Last December, Colonel Avi Harel, a commander in the Israel Defense Forces, was facing a strategic quandary. According to media reports, protesters were threatening revolt from within. They were not satisfied with previous concessions; the status quo, they said, had to change. In hopes of staving off conflict, Harel extended a peace offering: soybeans, legumes, and lentil-based hamburgers.
Veganism has surged in Israel in recent years. According to Israeli news sources, nearly five percent of Israelis now forgo meat, dairy, and eggs, making the Jewish state the most vegan nation, per capita, in the world. Vegan activists point to a 2012 visit from Gary Yourofsky, an American animal-rights crusader, as a turning point. One Yourofsky YouTube video with Hebrew subtitles racked up 1 million views, a substantial number in a country of 8 million people. Israeli restaurants soon jumped on the bandwagon, with Tel Aviv brasseries and Domino’s franchises alike rolling out special vegan menus.
Because Israel has mandatory military service, the surge in vegan citizens has translated into a bumper crop of vegan soldiers. Last year, some of them banded together to protest the lack of animal-free options in mess halls. “We are striving for equal opportunity, to allow vegan soldiers to live honorably and serve the country in the best manner possible,” Major Omer Yuval, a reservist and one of the protest leaders, told Bamahane, the IDF’s weekly magazine.
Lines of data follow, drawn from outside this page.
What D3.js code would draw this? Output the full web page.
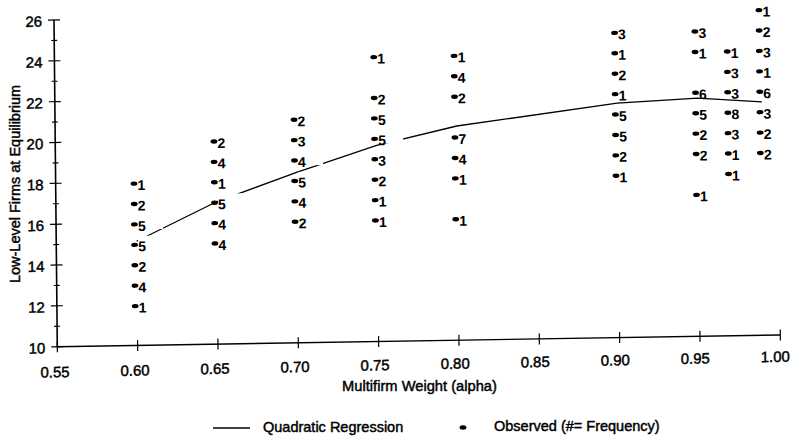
<!DOCTYPE html>
<html>
<head>
<meta charset="utf-8">
<script src="https://cdn.jsdelivr.net/npm/d3@7"></script>
<style>
  html, body { margin: 0; padding: 0; background: #fff; }
  svg text { font-family: "Liberation Sans", Arial, sans-serif; fill: #000; }
  svg text.heavy { stroke: #000; stroke-width: 0.45px; }
</style>
</head>
<body>
<svg id="chart" width="799" height="438"></svg>
<script>
// observed alpha levels (one column of dots per level)
var alphaLevels = [0.60, 0.65, 0.70, 0.75, 0.80, 0.90, 0.95, 0.97, 0.99];

// low-level firms at equilibrium, per alpha level
var firmsObserved = [
    [18, 17, 16, 15, 14, 13, 12],
    [20, 19, 18, 17, 16, 15],
    [21, 20, 19, 18, 17, 16],
    [24, 22, 21, 20, 19, 18, 17, 16],
    [24, 23, 22, 20, 19, 18, 16],
    [25, 24, 23, 22, 21, 20, 19, 18],
    [25, 24, 22, 21, 20, 19, 17],
    [24, 23, 22, 21, 20, 19, 18],
    [26, 25, 24, 23, 22, 21, 20, 19]
];

// frequency printed next to each dot
var frequency = [
    [1, 2, 5, 5, 2, 4, 1],
    [2, 4, 1, 5, 4, 4],
    [2, 3, 4, 5, 4, 2],
    [1, 2, 5, 5, 3, 2, 1, 1],
    [1, 4, 2, 7, 4, 1, 1],
    [3, 1, 2, 1, 5, 5, 2, 1],
    [3, 1, 6, 5, 2, 2, 1],
    [1, 3, 3, 8, 3, 1, 1],
    [1, 2, 3, 1, 6, 3, 2, 2]
];

// quadratic regression line
var fitAlpha = [0.60, 0.65, 0.70, 0.75, 0.80, 0.90, 0.95, 0.99];
var fitFirms = [15.1, 16.97, 18.35, 19.6, 20.49, 21.48, 21.66, 21.43];

var xTicks = [0.55, 0.60, 0.65, 0.70, 0.75, 0.80, 0.85, 0.90, 0.95, 1.00];
var yTicks = [10, 12, 14, 16, 18, 20, 22, 24, 26];
var yMinorTicks = [11, 13, 15, 17, 19, 21, 23, 25];

var svg = d3.select("#chart");
svg.append("rect").attr("width", 799).attr("height", 438).attr("fill", "#fff");

var plotW = 723, plotH = 326.7;
var x = d3.scaleLinear().domain([0.55, 1.00]).range([0, plotW]);
var y = d3.scaleLinear().domain([10, 26]).range([0, -plotH]);

// the scanned figure is slightly skewed, so the plot frame is too
var plot = svg.append("g")
    .attr("transform", "matrix(1,-0.0162,0.0101,1,57.3,346.7)");

//Axes
plot.append("line")
    .attr("x1", 0).attr("x2", 0)
    .attr("y1", y(10)).attr("y2", y(26))
    .attr("stroke", "#000").attr("stroke-width", 1.6);
plot.append("line")
    .attr("x1", x(0.55)).attr("x2", x(1.00))
    .attr("y1", 0).attr("y2", 0)
    .attr("stroke", "#000").attr("stroke-width", 1.4);

plot.selectAll(".ymajor")
    .data(yTicks)
    .enter().append("line")
    .attr("x1", -6).attr("x2", 6)
    .attr("y1", function (d) { return y(d); })
    .attr("y2", function (d) { return y(d); })
    .attr("stroke", "#000").attr("stroke-width", 1.2);

plot.selectAll(".yminor")
    .data(yMinorTicks)
    .enter().append("line")
    .attr("x1", -3).attr("x2", 3)
    .attr("y1", function (d) { return y(d); })
    .attr("y2", function (d) { return y(d); })
    .attr("stroke", "#000").attr("stroke-width", 1.1);

plot.selectAll(".ylab")
    .data(yTicks)
    .enter().append("text")
    .attr("class", "heavy")
    .attr("x", -12)
    .attr("y", function (d) { return y(d) + 6.5; })
    .attr("text-anchor", "end")
    .style("font-size", "15px")
    .text(function (d) { return d; });

plot.selectAll(".xtick")
    .data(xTicks)
    .enter().append("line")
    .attr("x1", function (d) { return x(d); })
    .attr("x2", function (d) { return x(d); })
    .attr("y1", -5.5).attr("y2", 5.5)
    .attr("stroke", "#000").attr("stroke-width", 1.2);

// tick labels sit on a slightly steeper slope than the axis
svg.append("g")
    .attr("transform", "matrix(0.9963,-0.0212,0,1,55,377.3)")
    .selectAll("text")
    .data(xTicks)
    .enter().append("text")
    .attr("class", "heavy")
    .attr("x", function (d) { return x(d); })
    .attr("y", 0)
    .attr("text-anchor", "middle")
    .style("font-size", "15px")
    .text(function (d) { return d3.format(".2f")(d); });

//Regression line
var line = d3.line()
    .x(function (d) { return x(d[0]); })
    .y(function (d) { return y(d[1]); });

plot.append("path")
    .datum(d3.zip(fitAlpha, fitFirms))
    .attr("d", line)
    .attr("fill", "none")
    .attr("stroke", "#000")
    .attr("stroke-width", 1.3);

//Observed points
var points = [];
alphaLevels.forEach(function (a, i) {
    firmsObserved[i].forEach(function (f, j) {
        points.push({ alpha: a, firms: f, freq: frequency[i][j] });
    });
});

var pt = plot.selectAll(".pt")
    .data(points)
    .enter().append("g")
    .attr("transform", function (d) {
        return "translate(" + x(d.alpha) + "," + (y(d.firms) + 1.5) + ")";
    });

// white patch behind the label, it breaks the regression line like the original
pt.append("rect")
    .attr("x", 1.5).attr("y", -9)
    .attr("width", 25).attr("height", 14)
    .attr("fill", "#fff");

pt.append("ellipse")
    .attr("cx", -2).attr("cy", 0)
    .attr("rx", 3.4).attr("ry", 2.2)
    .attr("fill", "#000");

pt.append("text")
    .attr("x", 1.5).attr("y", 6.5)
    .style("font-size", "14px")
    .style("font-weight", "bold")
    .text(function (d) { return d.freq; });

//Axis titles
svg.append("text")
    .attr("class", "heavy")
    .attr("x", 419.5).attr("y", 391)
    .attr("text-anchor", "middle")
    .style("font-size", "14.7px")
    .text("Multifirm Weight (alpha)");

svg.append("text")
    .attr("class", "heavy")
    .attr("transform", "translate(20,184) rotate(-90)")
    .attr("text-anchor", "middle")
    .style("font-size", "14.5px")
    .text("Low-Level Firms at Equilibrium");

//Legend
var legend = svg.append("g");
legend.append("line")
    .attr("x1", 213).attr("x2", 250)
    .attr("y1", 428).attr("y2", 428)
    .attr("stroke", "#000").attr("stroke-width", 1.3);
legend.append("text")
    .attr("class", "heavy")
    .attr("x", 263).attr("y", 432)
    .style("font-size", "14.5px")
    .text("Quadratic Regression");
legend.append("ellipse")
    .attr("cx", 463).attr("cy", 427.5)
    .attr("rx", 3.4).attr("ry", 2.2)
    .attr("fill", "#000");
legend.append("text")
    .attr("class", "heavy")
    .attr("x", 494).attr("y", 431)
    .style("font-size", "14.5px")
    .text("Observed (#= Frequency)");
</script>
</body>
</html>
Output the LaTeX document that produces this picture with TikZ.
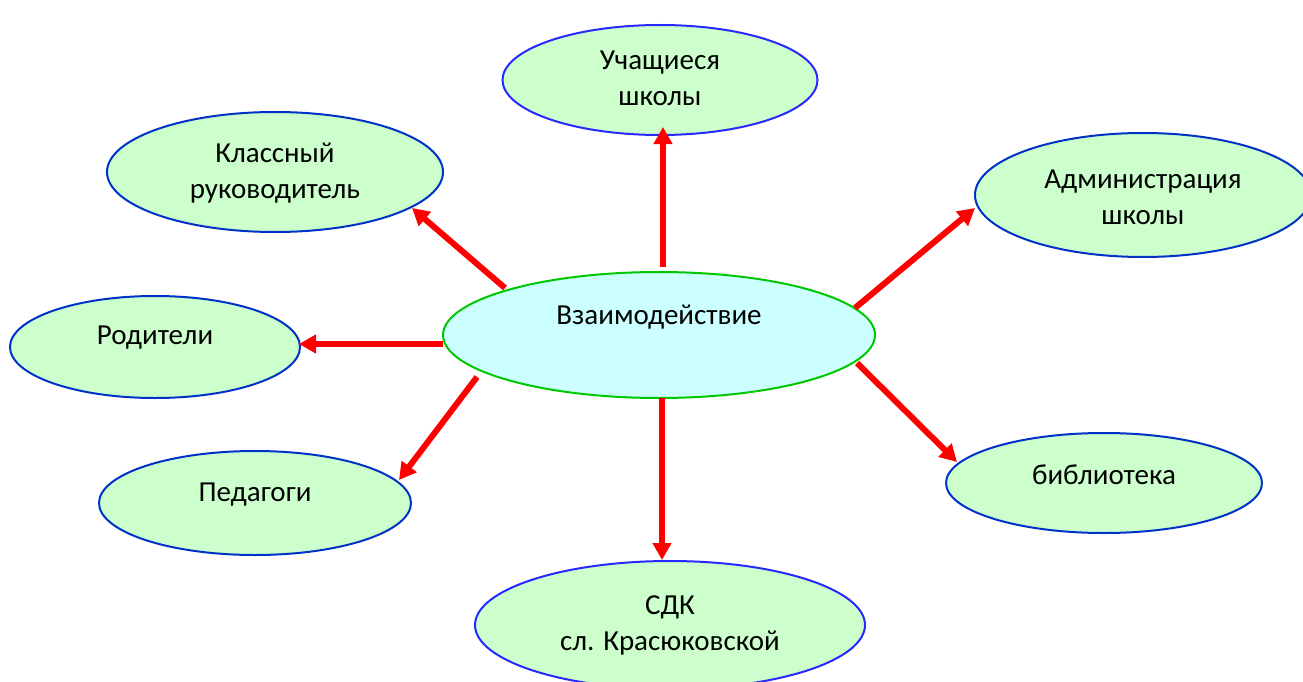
\documentclass[tikz,border=0pt]{standalone}
\usepackage{fontspec}
\setmainfont{Carlito}
\usetikzlibrary{shapes.geometric,arrows.meta}
\definecolor{fillg}{RGB}{204,255,204}
\definecolor{fillc}{RGB}{204,255,255}
\definecolor{brdc}{RGB}{0,200,0}
\definecolor{blueA}{RGB}{40,40,255}
\definecolor{blueB}{RGB}{0,50,200}
\definecolor{arrred}{RGB}{255,0,0}
\tikzset{
  oval/.style={ellipse, draw=blueB, fill=fillg, line width=2pt, inner sep=0pt, outer sep=0pt},
  coval/.style={ellipse, draw=brdc, fill=fillc, line width=2pt, inner sep=0pt, outer sep=0pt},
  lbl/.style={align=center, font=\fontsize{29}{36}\selectfont, text=black, inner sep=0pt},
  arr/.style={draw=arrred, line width=6pt, -{Triangle[width=18pt,length=17pt]}, fill=arrred}
}
\begin{document}
\begin{tikzpicture}[x=1pt,y=-1pt]
\useasboundingbox (0,0) rectangle (1303,682);
% ellipses
\node[coval, minimum width=432pt, minimum height=126pt] (c) at (659,335) {};
\node[oval, draw=blueA, minimum width=315pt, minimum height=110pt] (u) at (660,80) {};
\node[oval, minimum width=336pt, minimum height=120pt] (k) at (275,172) {};
\node[oval, minimum width=336pt, minimum height=124pt] (a) at (1143,195) {};
\node[oval, minimum width=290pt, minimum height=102pt] (r) at (155,347) {};
\node[oval, minimum width=312pt, minimum height=104pt] (p) at (255,503) {};
\node[oval, minimum width=316pt, minimum height=100pt] (b) at (1104,483) {};
\node[oval, draw=blueA, minimum width=390pt, minimum height=128pt] (s) at (670,625) {};
% texts
\node[lbl] (ct) at ([yshift=18pt]c.center) {Взаимодействие};
\node[lbl] (ut) at ([yshift=2pt]u.center) {Учащиеся\\школы};
\node[lbl] (kt) at ([yshift=-1pt]k.center) {Классный\\руководитель};
\node[lbl] (at) at ([yshift=-2pt]a.center) {Администрация\\школы};
\node[lbl] (rt) at ([yshift=9pt]r.center) {Родители};
\node[lbl] (pt) at ([yshift=8pt]p.center) {Педагоги};
\node[lbl] (bt) at ([yshift=8pt]b.center) {библиотека};
\node[lbl] (st) at (s.center) {СДК\\сл. Красюковской};
% arrows
\draw[arr] ([shift={(4,-68)}]c.center) -- ([shift={(3,47)}]u.center);
\draw[arr] ([shift={(-154,-47)}]c.center) -- ([shift={(137,36)}]k.center);
\draw[arr] ([shift={(-216,9)}]c.center) -- ([shift={(144,-3)}]r.center);
\draw[arr] ([shift={(-182,42)}]c.center) -- ([shift={(144,-23)}]p.center);
\draw[arr] ([shift={(3,63)}]c.center) -- ([shift={(-8,-65)}]s.center);
\draw[arr] ([shift={(196,-27)}]c.center) -- ([shift={(-168,13)}]a.center);
\draw[arr] ([shift={(198,28)}]c.center) -- ([shift={(-147,-21)}]b.center);
\end{tikzpicture}
\end{document}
Which is how Harel, the commander of the IDF’s Food Center, found himself tasked with an unexpected challenge: figuring out how to provide soldiers the fuel necessary to fight, without harming any animals. The resulting vegan meal plan, which debuted in February, includes breakfast boxes packed with tahini, nuts, and dried fruit, as well as soy-based meat substitutes for dinner.
The IDF is also issuing leather-free combat boots and wool-free berets to soldiers who register as vegan, so they can march into battle knowing that no living creature has been harmed in their provisioning. (What happens during battle is, of course, harder to control.)
Support for reduced-cruelty meal plans appears to go all the way to the top. The Israeli daily Yediot Aharonot reported that Prime Minister Benjamin Netanyahu has expressed support for Israel’s “Meatless Monday” movement, adopting a vegetarian day for his staff, security guards, and family at his residence in Jerusalem each week. According to Haaretz, Netanyahu has been reading up on the topic. “[I] understood that animals are more conscious than we thought, which is bothering me and making me think twice,” he said at a cabinet meeting.